The bill fixes a specific comparator set in statute and requires an annual joint survey, but it leaves important methodological choices unresolved: the bill uses a 'projected average total salary' as of July 1, a term that will require definition (does it include overtime, differential pay, pension pick‑ups, health contributions?). Those definitional choices will materially change the benchmark number and could become a bargaining battleground.
Because the list of 20 comparators is static, local shifts in municipal pay practices (for example, if some cities move to step systems, add longevity pay, or change differential rules) will affect CAL FIRE’s market position without periodic legislative review.

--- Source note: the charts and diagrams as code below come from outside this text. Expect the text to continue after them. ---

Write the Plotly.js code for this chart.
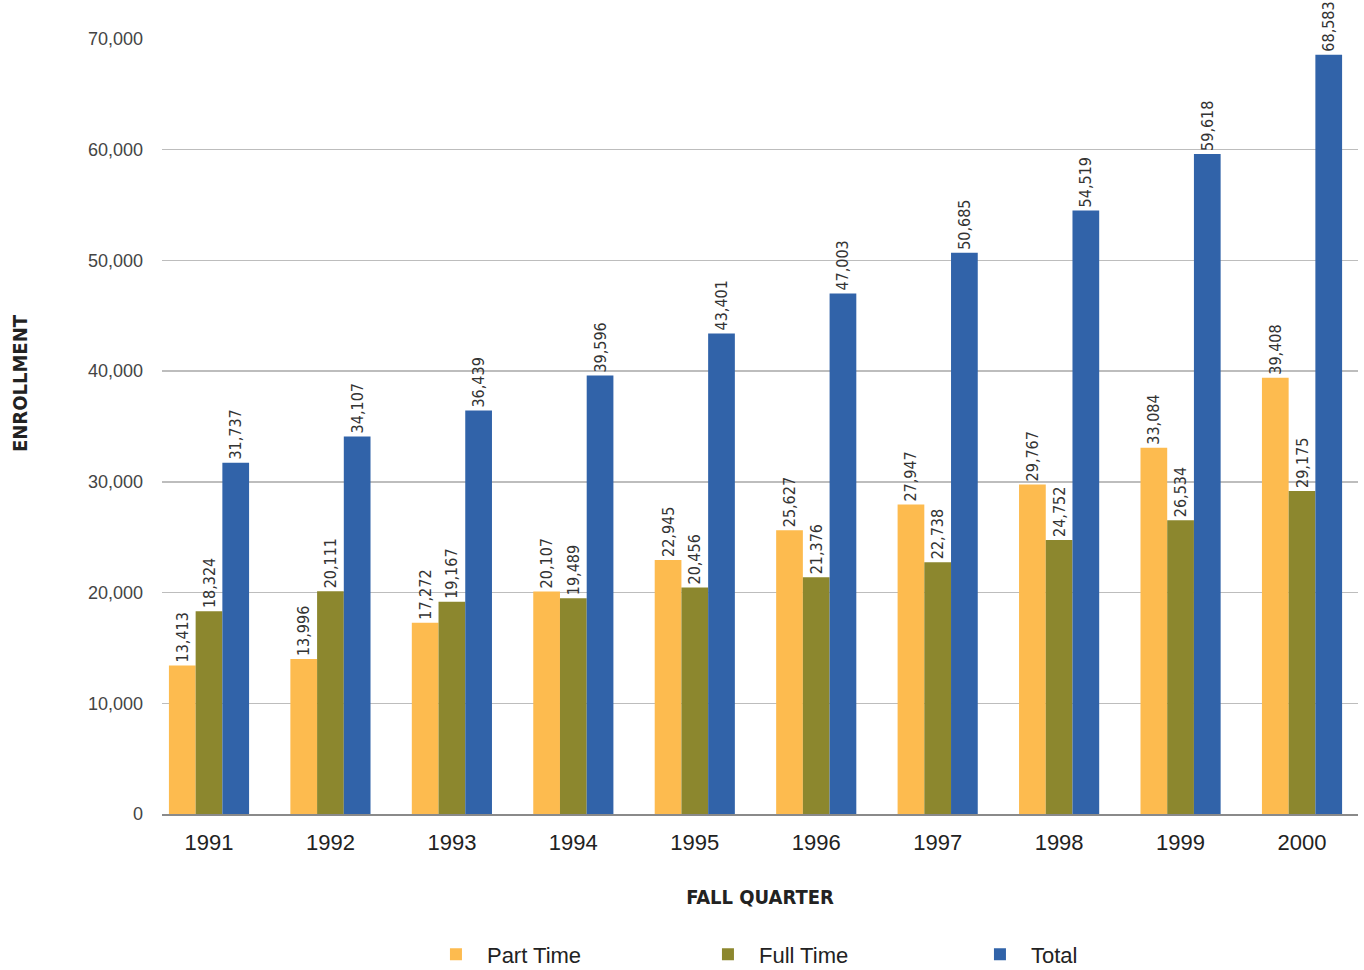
<!DOCTYPE html>
<html>
<head>
<meta charset="utf-8">
<script src="https://cdn.plot.ly/plotly-3.0.1.min.js"></script>
<style>html,body{margin:0;padding:0;background:#fff;}#chart{width:1364px;height:970px;}</style>
</head>
<body>
<div id="chart"></div>
<script>
const years = ['1991','1992','1993','1994','1995','1996','1997','1998','1999','2000'];
const partTime = [13413, 13996, 17272, 20107, 22945, 25627, 27947, 29767, 33084, 39408];
const fullTime = [18324, 20111, 19167, 19489, 20456, 21376, 22738, 24752, 26534, 29175];
const total = [31737, 34107, 36439, 39596, 43401, 47003, 50685, 54519, 59618, 68583];
const seriesNames = ['Part Time', 'Full Time', 'Total'];
const seriesColors = ['#FDBB4F', '#8C872E', '#3163A9'];

const fmt = v => v.toLocaleString('en-US');
const labelFont = {family: 'Liberation Sans Narrow, DejaVu Sans Condensed, sans-serif', size: 16, color: '#333'};

const traces = [partTime, fullTime, total].map((vals, i) => ({
  type: 'bar',
  name: seriesNames[i],
  x: years,
  y: vals,
  text: vals.map(fmt),
  textposition: 'outside',
  textangle: -90,
  textfont: labelFont,
  constraintext: 'none',
  cliponaxis: false,
  marker: {color: seriesColors[i]},
  hoverinfo: 'x+y+name'
}));

const layout = {
  width: 1364, height: 970,
  margin: {l: 162, r: 6, t: 39, b: 156, autoexpand: false},
  paper_bgcolor: '#fff', plot_bgcolor: '#fff',
  barmode: 'group',
  bargap: 0.34,
  bargroupgap: 0,
  xaxis: {
    type: 'category',
    range: [-0.387, 9.461],
    showgrid: false,
    showline: true, linecolor: '#8a8a8a', linewidth: 2,
    ticks: '',
    ticklabelstandoff: 8,
    automargin: false,
    tickfont: {family: 'Liberation Sans, Arial, sans-serif', size: 22, color: '#222'},
    title: {text: 'FALL QUARTER', font: {family: 'DejaVu Sans Condensed, sans-serif', size: 20, color: '#222', weight: 'bold'}, standoff: 36}
  },
  yaxis: {
    range: [0, 70000],
    dtick: 10000,
    tickformat: ',d',
    showgrid: true, gridcolor: '#bdbdbd', gridwidth: 1.5,
    zeroline: false,
    showline: false,
    ticks: '',
    automargin: false,
    ticklabelstandoff: 18,
    tickfont: {family: 'Liberation Sans, Arial, sans-serif', size: 18, color: '#444'}
  },
  annotations: [{
    text: 'ENROLLMENT',
    xref: 'paper', yref: 'paper',
    x: (20 - 162) / 1196, y: (814 - 383) / 775,
    xanchor: 'center', yanchor: 'middle',
    textangle: -90,
    showarrow: false,
    font: {family: 'DejaVu Sans Condensed, sans-serif', size: 20, color: '#222', weight: 'bold'}
  }],
  legend: {
    orientation: 'h',
    xref: 'paper', x: 0.561, xanchor: 'center',
    yref: 'container', y: 0.016, yanchor: 'middle',
    font: {family: 'Liberation Sans, Arial, sans-serif', size: 22, color: '#222'},
    entrywidth: 205,
    itemwidth: 52,
    traceorder: 'normal'
  },
  showlegend: true
};

Plotly.newPlot('chart', traces, layout, {displayModeBar: false, staticPlot: true});
</script>
</body>
</html>
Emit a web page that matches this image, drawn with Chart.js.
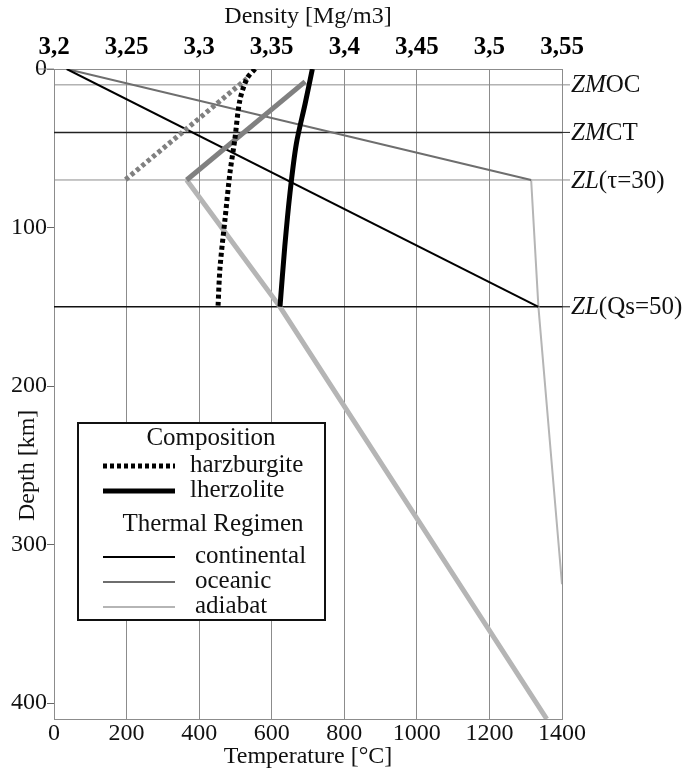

Another implementation tension stems from the bill’s interplay with collective bargaining and fiscal control. The statute defers pay changes to MOUs, and designates MOUs as controlling where they conflict with statute—but it also preserves the Legislature’s budget authority by blocking MOU provisions that require expenditures unless approved in the Budget Act.
That means bargaining could produce agreements the state is legally committed to in principle but practically unable to implement without new appropriations, creating asymmetry between negotiated expectations and available funding. Finally, anchoring CAL FIRE pay to municipal averages risks upward wage pressure across the state payroll but offers no mechanism for phasing, offsets, or sunset, which raises questions about long‑term fiscal sustainability.